I carry everywhere. Either one of my .40s, or my 9mm shield.  In the woods I usually carry the 40


----------



## fullstrut (Feb 22, 2017)

Kel-Tec P11 . I carry everywhere now days.


----------



## mtstephens18 (Feb 22, 2017)

Hooty Hoot said:


> Not making fun here but would genuinely like to know; For what purpose?



I have run across some wild characters in the woods. I saw a story a few years ago where a guy was hunting down around Atlanta.  He came out after dark and was either loading his bow or his unloaded gun into his truck when a guy came out of the bushes and robbed him at gunpoint.  That story has always stuck in my head.  Also I had a friend came out of the woods after hunting some national forest and had unloaded his gun to stay legal as he approached his truck. When he came up on his truck he noticed that another vehicle had pulled up beside his. Two guys were smoking dope.  Best I remember he just acted like he didn't see them, but it could have went differently


----------



## deast1988 (Feb 22, 2017)

Hogs, i hunt closed locked property's but stumble up on hogs


----------



## DRBugman85 (Feb 22, 2017)

686 Smith & wesson 357 everywhere 24/7


----------



## Kawaliga (Feb 22, 2017)

S&W Model 27 .357 for hogs or any critter that wants to get personal.


----------



## Bubba_1122 (Feb 22, 2017)

40 cal Glock always.

Have carried a 7mm-08 rifle couple of times if sitting on a field in case a big ol hog crosses.


----------



## Johnny 71 (Feb 22, 2017)

I usually carry a .380, or a 9 all the time


----------



## Atlanta Dawg (Feb 23, 2017)

*Well............*



Hooty Hoot said:


> Not making fun here but would genuinely like to know; For what purpose?
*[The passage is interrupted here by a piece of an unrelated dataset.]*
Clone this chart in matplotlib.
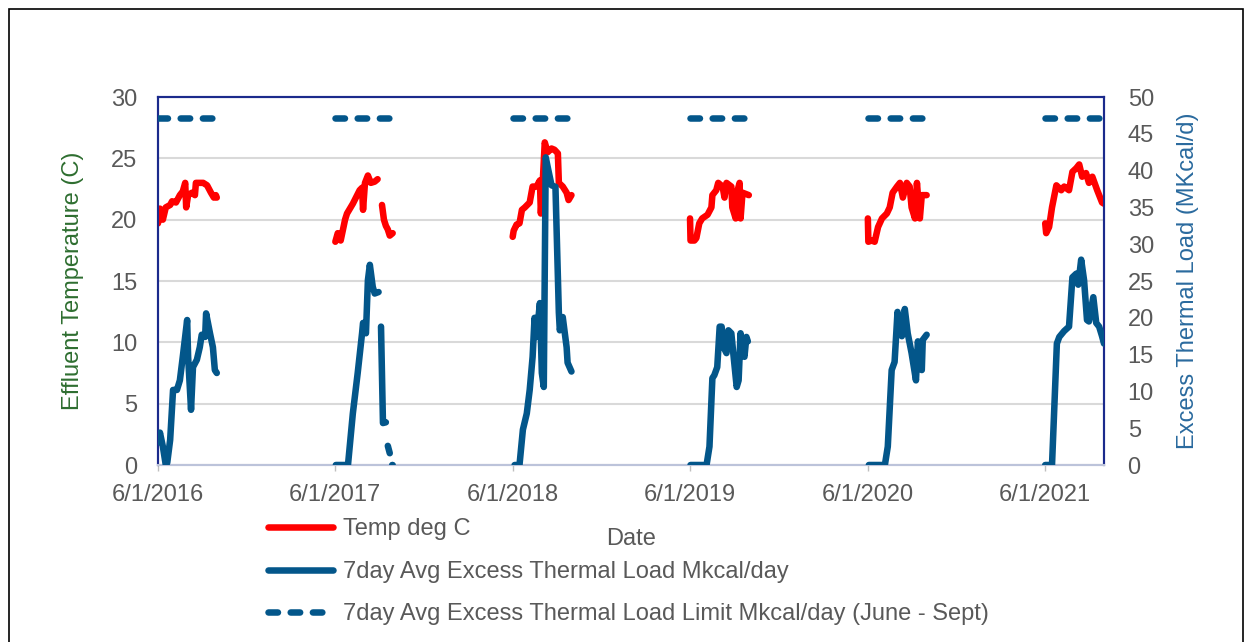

Because I have a carry permit and I like the extra weight!


----------



## pasinthrough (Feb 23, 2017)

There are only two instances where you don't need a sidearm and as much ammo as possible...

1.  If you are on fire.
2.  If you are drowning.


----------



## antharper (Feb 23, 2017)

If a 12 ga want stop em I'm in big trouble , besides I usually have enough junk to keep up with !


----------



## antharper (Feb 23, 2017)

McDonald's or a gas station , that's a different story


----------



## bowhunterdavid (Feb 23, 2017)

01Foreman400 said:


> Never have felt the need with a shotgun in my hand.[/QUOT Yea I was thinking the same thing.


----------



## mwood1985 (Feb 23, 2017)

Either my 1911 or my Glock. I hunt places with a large hog population


----------



## snuffy (Feb 23, 2017)

pasinthrough said:


> There are only two instances where you don't need a sidearm and as much ammo as possible...
> 
> 1.  If you are on fire.
> 2.  If you are drowning.



I like that.
I carry everyday and am supposed to leave it in my tuck just because I am going into the woods?

In my 54 years of hunting and fishing I have seen some stuff.


----------



## Toddmann (Feb 23, 2017)

Shouldn't be too much longer before someone comes up with a .357 mag #9 TSS rat shot load then I'll be toting one along.


----------



## blt152 (Feb 23, 2017)

S&W Sheild in .40sw. Why??? I carry daily and the law says I can, that's why.


----------



## Gut_Pile (Feb 23, 2017)

Ummmm...I don't

I have a shotgun


----------



## GLS (Feb 23, 2017)

Not a good idea to carry one hunting on a military reservation.


----------



## turkeykirk (Feb 23, 2017)

Might get me a Taurus Judge .410 to carry. Never know when I might want to do a little turkey reaping!


----------



## Curtis-UGA (Feb 23, 2017)

No, I have a big shotgun.


----------



## ThatredneckguyJamie (Feb 23, 2017)

yep, never leave home without it...and if I'm hunting that gives me an excuse to open carry (FL is still backwards about this)


----------



## 01Foreman400 (Feb 23, 2017)

Had no idea so many folks carried a sidearm while turkey hunting.


----------



## kmckinnie (Feb 23, 2017)

01Foreman400 said:


> Had no idea so many folks carried a sidearm while turkey hunting.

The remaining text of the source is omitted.